To investigate the first chain of effects, we evaluate the modeled aerosol particle population at high latitudes against new observational datasets of aerosol particle size and number concentrations from five ground-based sites within the Arctic Circle. Next, efforts are aimed at assessing how NorESM captures aerosol transport from the mid- to high-latitudes. This will be achieved through comparisons with backward trajectory calculations from ground-based measurements and with remote observations and datasets such as the MACC aerosol climatology. Finally, ground-based and remote (e.g. CALIPSO) observations of Arctic precipitation and cloud properties such as cloud droplet number concentration, cloud fraction, and liquid water path will be used to assess high-latitude cloud properties.
The goal of this research is to gain a process-based understanding of local and remote aerosol effects on high-latitude climate on timescales from weeks to years and the feedback processes they trigger.

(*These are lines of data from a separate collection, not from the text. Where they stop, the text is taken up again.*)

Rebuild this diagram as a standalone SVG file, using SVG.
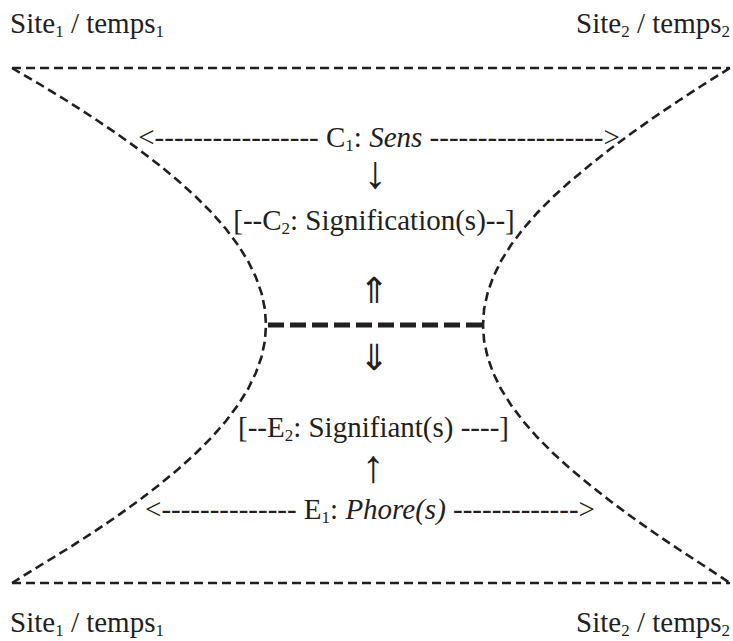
<svg xmlns="http://www.w3.org/2000/svg" width="733" height="641" viewBox="0 0 733 641">
<style>
.t{font-family:"Liberation Serif","DejaVu Serif",serif;font-size:29px;fill:#231f20}
.s{font-size:17px}
.i{font-style:italic}
.a{font-family:"Liberation Serif","DejaVu Serif",serif;font-size:46px;fill:#231f20}
.d{font-family:"Noto Sans CJK JP","DejaVu Sans",sans-serif;font-weight:300;font-size:36px;fill:#231f20}
.b{fill:none;stroke:#231f20;stroke-width:2.6;stroke-dasharray:9 5}
.k{fill:none;stroke:#231f20;stroke-width:5;stroke-dasharray:16 6}
</style>
<rect width="733" height="641" fill="#fff"/>
<g id="connectors">
<path id="top-line" class="b" d="M12,68 L730,68"/>
<path id="bottom-line" class="b" d="M12,583 L730,583"/>
<path id="left-curve" class="b" d="M12,68 L41,85 L67.2,101 L92.1,117 L115.9,133 L138.2,149 L159.1,165 L178.4,181 L196.1,197 L212,213 L226,229 L238,245 L248,261 L255.8,277 L261.5,293 L264.9,309 L266,325 L264.9,341 L261.5,357 L255.8,373 L248,389 L238,405 L226,421 L212,437 L196.1,453 L178.4,469 L159.1,485 L138.2,501 L115.9,517 L92.1,533 L67.2,549 L41,565 L12,583"/>
<path id="right-curve" class="b" d="M729.9,68 L702.8,85 L678.2,101 L654.5,117 L631.8,133 L610.2,149 L589.9,165 L570.6,181 L552.9,197 L537.1,213 L523.1,229 L511,245 L501,261 L493.2,277 L487.6,293 L484.1,309 L483,325 L484.1,341 L487.6,357 L493.2,373 L501,389 L511,405 L523.1,421 L537.1,437 L552.9,453 L570.6,469 L589.9,485 L610.2,501 L631.8,517 L654.5,533 L678.2,549 L702.8,565 L729.9,583"/>
<path id="middle-line" class="k" d="M268,325 L482,325"/>
</g>
<g id="site1-top"><text class="t" x="10" y="33">Site<tspan class="s" dy="4">1</tspan><tspan dy="-4"> / temps</tspan><tspan class="s" dy="4">1</tspan></text></g>
<g id="site2-top"><text class="t" x="730" y="33" text-anchor="end">Site<tspan class="s" dy="4">2</tspan><tspan dy="-4"> / temps</tspan><tspan class="s" dy="4">2</tspan></text></g>
<g id="site1-bottom"><text class="t" x="10" y="632">Site<tspan class="s" dy="4">1</tspan><tspan dy="-4"> / temps</tspan><tspan class="s" dy="4">1</tspan></text></g>
<g id="site2-bottom"><text class="t" x="730" y="632" text-anchor="end">Site<tspan class="s" dy="4">2</tspan><tspan dy="-4"> / temps</tspan><tspan class="s" dy="4">2</tspan></text></g>
<g id="c1"><text class="t" x="379" y="147" text-anchor="middle">&lt;----------------- C<tspan class="s" dy="4">1</tspan><tspan dy="-4">: </tspan><tspan class="i">Sens</tspan> ------------------&gt;</text></g>
<g id="arrow-c1-c2"><text class="a" x="375" y="188" text-anchor="middle">↓</text></g>
<g id="c2"><text class="t" x="374" y="230" text-anchor="middle">[--C<tspan class="s" dy="4">2</tspan><tspan dy="-4">: Signification(s)--]</tspan></text></g>
<g id="arrow-up-double"><text class="d" x="374" y="303" text-anchor="middle">⇑</text></g>
<g id="arrow-down-double"><text class="d" x="374" y="370" text-anchor="middle">⇓</text></g>
<g id="e2"><text class="t" x="373.5" y="437" text-anchor="middle">[--E<tspan class="s" dy="4">2</tspan><tspan dy="-4">: Signifiant(s) ----]</tspan></text></g>
<g id="arrow-e1-e2"><text class="a" x="373" y="482" text-anchor="middle">↑</text></g>
<g id="e1"><text class="t" x="370" y="519" text-anchor="middle">&lt;-------------- E<tspan class="s" dy="4">1</tspan><tspan dy="-4">: </tspan><tspan class="i">Phore(s)</tspan> -------------&gt;</text></g>
</svg>
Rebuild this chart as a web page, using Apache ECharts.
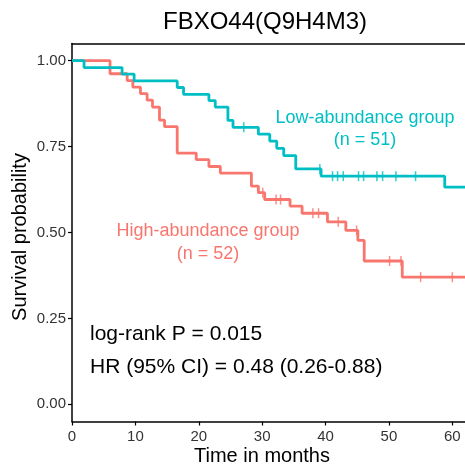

D304 - 0390: Future reductions of anthropogenic aerosol emissions in the mid latitudes can affect the temperature in the Arctic and the
precipitation in the Tropics
Juan C Acosta Navarro1, Annica Ekman1, Francesco S. R. Pausata1, Anna Lewinschal1, Vidya Varma2, Oeyvind Seland3, Michael Gauss3, Trond Iversen3, Alf Kirkevag3, Ilona Riipinen1, Hans-Christen Hansson1
1Stockholm University and Bolin Centre for Climate Research, Stockholm, Sweden 2National Institute of Water and Atmospheric Research, , Wellington, New Zealand 3Norwegian Meteorological Institute, Oslo, Norway
European sulfur emissions changes has been shown using the NorESM earth system model to have had substantial warming on the Arctic climate since the 1980ties (Acosta et al, 2016, Nature Geoscience). Using the same model experiments to evaluate how possible future emission changes may affect the global and the Arctic climate. The simulations show that by 2025–49 a reduction of aerosol emissions from fossil fuels following a maximum technically feasible reduction (MFR) scenario could lead to a global and Arctic warming of 0.26 and 0.84 K, respectively, as compared with a simulation with fixed aerosol emissions at the level of 2005. If fossil fuel emissions of aerosols follow a current legislation emissions (CLE) scenario, the NorESM model simulations yield a nonsignificant change in global and Arctic average surface temperature as compared with aerosol emissions fixed at year 2005. The corresponding greenhouse gas effect following the representative concentration pathway 4.5 (RCP4.5) emission scenario leads to a global and Arctic warming of 0.35 and 0.94 K, respectively. The model yields a marked annual average northward shift in the intertropical convergence zone with decreasing aerosol emissions and subsequent warming of the Northern Hemisphere. The shift is most pronounced in the MFR scenario but also visible in the CLE scenario. The strong reduction in aerosol emissions in the MFR scenario also leads to a net southward cross-hemispheric energy transport anomaly both in the atmosphere and ocean, and enhanced monsoon circulation in Southeast Asia and East Asia causing an increase in precipitation over a large part of this region.